**Stated problem**:
Output the data exactly, with every line intact.

**Source excerpt**:
───

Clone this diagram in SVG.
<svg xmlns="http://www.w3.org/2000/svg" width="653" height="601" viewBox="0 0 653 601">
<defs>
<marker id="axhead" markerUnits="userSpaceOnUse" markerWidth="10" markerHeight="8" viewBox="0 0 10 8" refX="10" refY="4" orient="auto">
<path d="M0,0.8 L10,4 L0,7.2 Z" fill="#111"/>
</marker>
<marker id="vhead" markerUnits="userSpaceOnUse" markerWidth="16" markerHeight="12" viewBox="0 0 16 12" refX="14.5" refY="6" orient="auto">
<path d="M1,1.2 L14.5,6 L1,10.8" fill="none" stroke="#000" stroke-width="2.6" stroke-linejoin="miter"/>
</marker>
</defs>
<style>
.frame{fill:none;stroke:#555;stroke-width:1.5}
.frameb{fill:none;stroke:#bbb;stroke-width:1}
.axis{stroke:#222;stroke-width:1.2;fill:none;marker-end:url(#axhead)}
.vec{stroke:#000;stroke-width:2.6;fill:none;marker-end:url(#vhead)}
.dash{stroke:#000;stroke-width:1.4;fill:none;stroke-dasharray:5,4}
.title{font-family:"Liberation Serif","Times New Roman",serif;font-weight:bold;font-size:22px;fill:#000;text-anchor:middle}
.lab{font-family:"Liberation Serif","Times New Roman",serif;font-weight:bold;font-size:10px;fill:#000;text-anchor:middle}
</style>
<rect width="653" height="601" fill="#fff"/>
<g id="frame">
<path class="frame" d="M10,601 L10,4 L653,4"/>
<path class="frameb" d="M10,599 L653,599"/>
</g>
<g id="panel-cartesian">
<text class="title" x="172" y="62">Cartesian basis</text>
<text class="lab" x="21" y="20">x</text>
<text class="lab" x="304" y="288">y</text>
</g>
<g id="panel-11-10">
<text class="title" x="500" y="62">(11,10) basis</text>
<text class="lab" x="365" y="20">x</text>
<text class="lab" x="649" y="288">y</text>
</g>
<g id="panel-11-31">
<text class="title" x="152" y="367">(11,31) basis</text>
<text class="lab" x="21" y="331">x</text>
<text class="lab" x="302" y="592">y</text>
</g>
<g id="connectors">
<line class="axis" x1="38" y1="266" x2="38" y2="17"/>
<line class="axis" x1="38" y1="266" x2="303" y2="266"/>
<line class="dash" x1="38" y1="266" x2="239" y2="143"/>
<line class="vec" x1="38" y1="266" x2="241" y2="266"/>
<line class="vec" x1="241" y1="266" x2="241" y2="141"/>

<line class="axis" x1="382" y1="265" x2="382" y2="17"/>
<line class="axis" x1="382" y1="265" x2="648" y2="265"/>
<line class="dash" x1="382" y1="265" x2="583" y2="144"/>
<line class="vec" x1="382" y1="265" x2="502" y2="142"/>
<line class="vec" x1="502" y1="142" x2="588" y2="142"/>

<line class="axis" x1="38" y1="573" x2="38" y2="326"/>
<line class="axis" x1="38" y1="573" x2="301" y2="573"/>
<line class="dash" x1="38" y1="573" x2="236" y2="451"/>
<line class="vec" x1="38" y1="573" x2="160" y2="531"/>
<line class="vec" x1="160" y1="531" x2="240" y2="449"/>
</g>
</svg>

───

**Output**:
Clone this diagram in SVG.
<svg xmlns="http://www.w3.org/2000/svg" width="653" height="601" viewBox="0 0 653 601">
<defs>
<marker id="axhead" markerUnits="userSpaceOnUse" markerWidth="10" markerHeight="8" viewBox="0 0 10 8" refX="10" refY="4" orient="auto">
<path d="M0,0.8 L10,4 L0,7.2 Z" fill="#111"/>
</marker>
<marker id="vhead" markerUnits="userSpaceOnUse" markerWidth="16" markerHeight="12" viewBox="0 0 16 12" refX="14.5" refY="6" orient="auto">
<path d="M1,1.2 L14.5,6 L1,10.8" fill="none" stroke="#000" stroke-width="2.6" stroke-linejoin="miter"/>
</marker>
</defs>
<style>
.frame{fill:none;stroke:#555;stroke-width:1.5}
.frameb{fill:none;stroke:#bbb;stroke-width:1}
.axis{stroke:#222;stroke-width:1.2;fill:none;marker-end:url(#axhead)}
.vec{stroke:#000;stroke-width:2.6;fill:none;marker-end:url(#vhead)}
.dash{stroke:#000;stroke-width:1.4;fill:none;stroke-dasharray:5,4}
.title{font-family:"Liberation Serif","Times New Roman",serif;font-weight:bold;font-size:22px;fill:#000;text-anchor:middle}
.lab{font-family:"Liberation Serif","Times New Roman",serif;font-weight:bold;font-size:10px;fill:#000;text-anchor:middle}
</style>
<rect width="653" height="601" fill="#fff"/>
<g id="frame">
<path class="frame" d="M10,601 L10,4 L653,4"/>
<path class="frameb" d="M10,599 L653,599"/>
</g>
<g id="panel-cartesian">
<text class="title" x="172" y="62">Cartesian basis</text>
<text class="lab" x="21" y="20">x</text>
<text class="lab" x="304" y="288">y</text>
</g>
<g id="panel-11-10">
<text class="title" x="500" y="62">(11,10) basis</text>
<text class="lab" x="365" y="20">x</text>
<text class="lab" x="649" y="288">y</text>
</g>
<g id="panel-11-31">
<text class="title" x="152" y="367">(11,31) basis</text>
<text class="lab" x="21" y="331">x</text>
<text class="lab" x="302" y="592">y</text>
</g>
<g id="connectors">
<line class="axis" x1="38" y1="266" x2="38" y2="17"/>
<line class="axis" x1="38" y1="266" x2="303" y2="266"/>
<line class="dash" x1="38" y1="266" x2="239" y2="143"/>
<line class="vec" x1="38" y1="266" x2="241" y2="266"/>
<line class="vec" x1="241" y1="266" x2="241" y2="141"/>

<line class="axis" x1="382" y1="265" x2="382" y2="17"/>
<line class="axis" x1="382" y1="265" x2="648" y2="265"/>
<line class="dash" x1="382" y1="265" x2="583" y2="144"/>
<line class="vec" x1="382" y1="265" x2="502" y2="142"/>
<line class="vec" x1="502" y1="142" x2="588" y2="142"/>

<line class="axis" x1="38" y1="573" x2="38" y2="326"/>
<line class="axis" x1="38" y1="573" x2="301" y2="573"/>
<line class="dash" x1="38" y1="573" x2="236" y2="451"/>
<line class="vec" x1="38" y1="573" x2="160" y2="531"/>
<line class="vec" x1="160" y1="531" x2="240" y2="449"/>
</g>
</svg>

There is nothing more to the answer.